Kanioura keeps a close eye on the “big bets” and how they track against assigned KPIs. But the internal sandbox is helping the company reach its broader goals, too.
“It helps people familiarize themselves with the technology,” Kanioura said. “It’s not just a platform to play, you get to understand the value and then you become an ambassador.”
Moving forward with agents
As enterprises enter the second half of the year, many are eyeing the efficiency gains touted by agentic AI providers. PepsiCo is part of the party, directing resources into AI agents after yearslong investments in digital transformation and subsequent progress on cloud and data goals.
“People underestimate the importance of investing in the foundation, especially the data foundation, as a prerequisite,” Kanioura said.
Some companies are finding that out the hard way.
Fewer than 2 in 5 executives have deployed generative AI tools at scale, and just 13% believe the technology has brought significant value, pointing to lagging data readiness as a key culprit, according to an Accenture report published in March.
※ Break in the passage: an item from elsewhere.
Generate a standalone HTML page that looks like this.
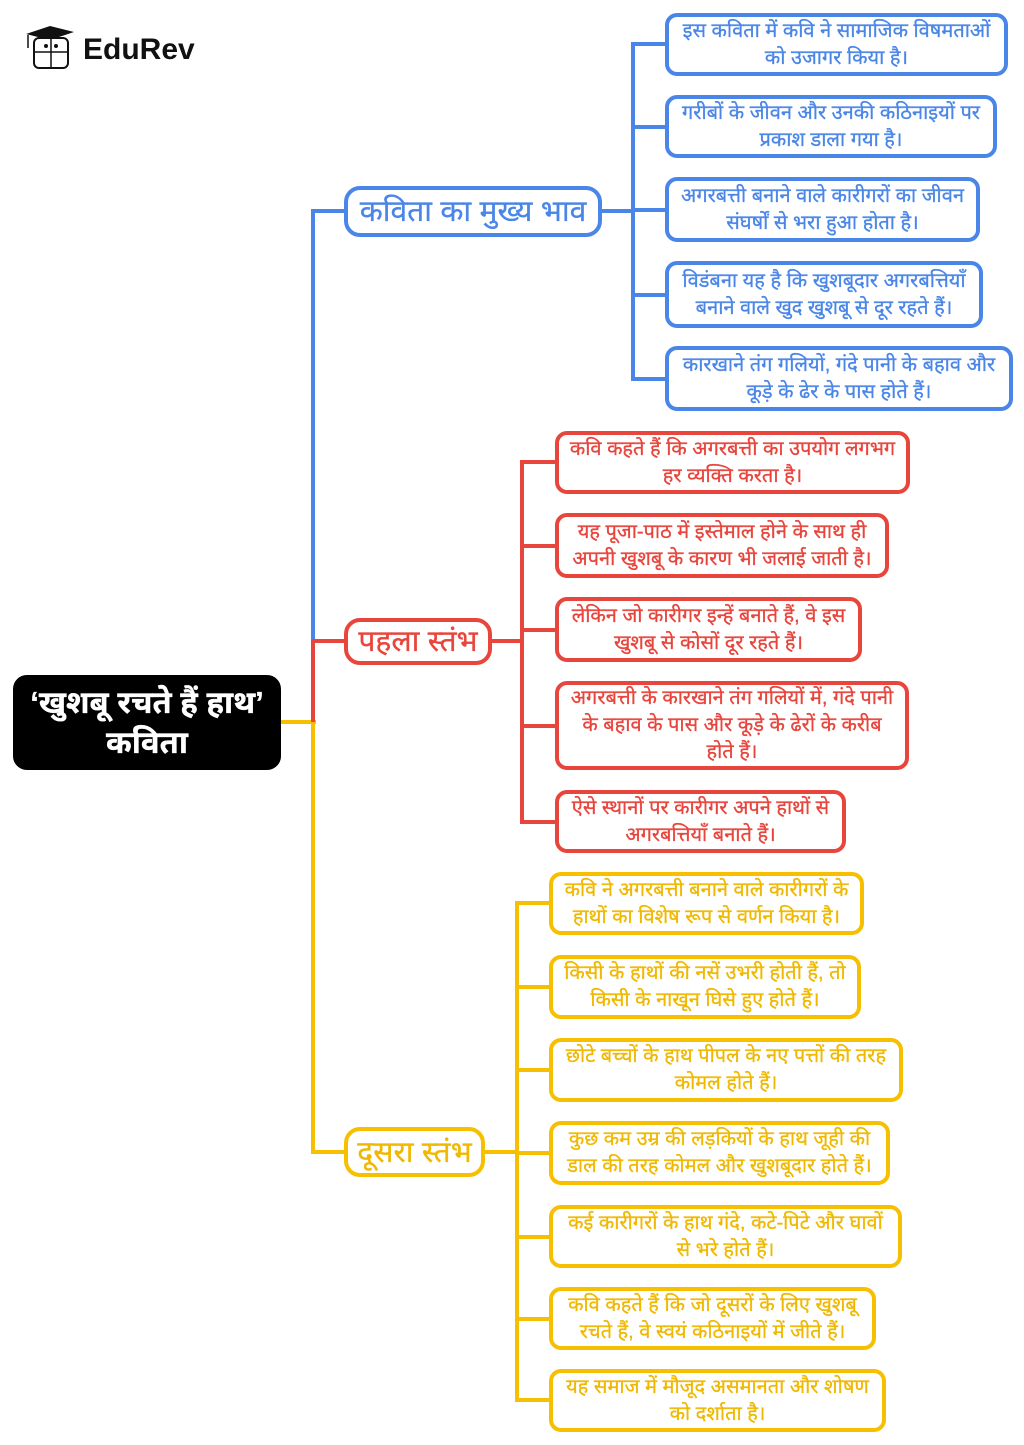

Data woes can erode trust, delay projects and increase costs.
PepsiCo’s digital transformation journey has relied heavily on a cloud-first approach. Company executives have said the efforts put the data strategy in a better position.
“If we hadn’t done all those changes and the moves, it would now be impossible for us to do agentic,” Kanioura said.
While still in the early stages, PepsiCo is exploring how agents can improve the employee and customer experiences. Partnerships are playing a big role in the process.
“Our internal engineering team cannot build everything, and it doesn’t make sense to,” Kanioura said. “I believe in the right balance between buy and build. You buy what’s a commodity, and you build what is a truly niche competitive advantage.”
The company has a stringent vendor-vetting process, often courting multiple potential providers before deciding. PepsiCo takes into account a vendor’s roadmap, understanding of industry context, capabilities and more.
“I need to see skin in the game,” Kanioura said.
The ability to work with vendors who will allow Pepsi to customize solutions is another big pull for the company.
“Nothing is 100% customized for Pepsi,” Kanioura said. “I don’t believe in extreme outsourcing, and the company always needs to be responsible for its own fate. Having a strong technology backbone of internal software engineers, enterprise architects, data engineers, AI and ML engineers, infrastructure and ops pros is super critical for the success of our organization.”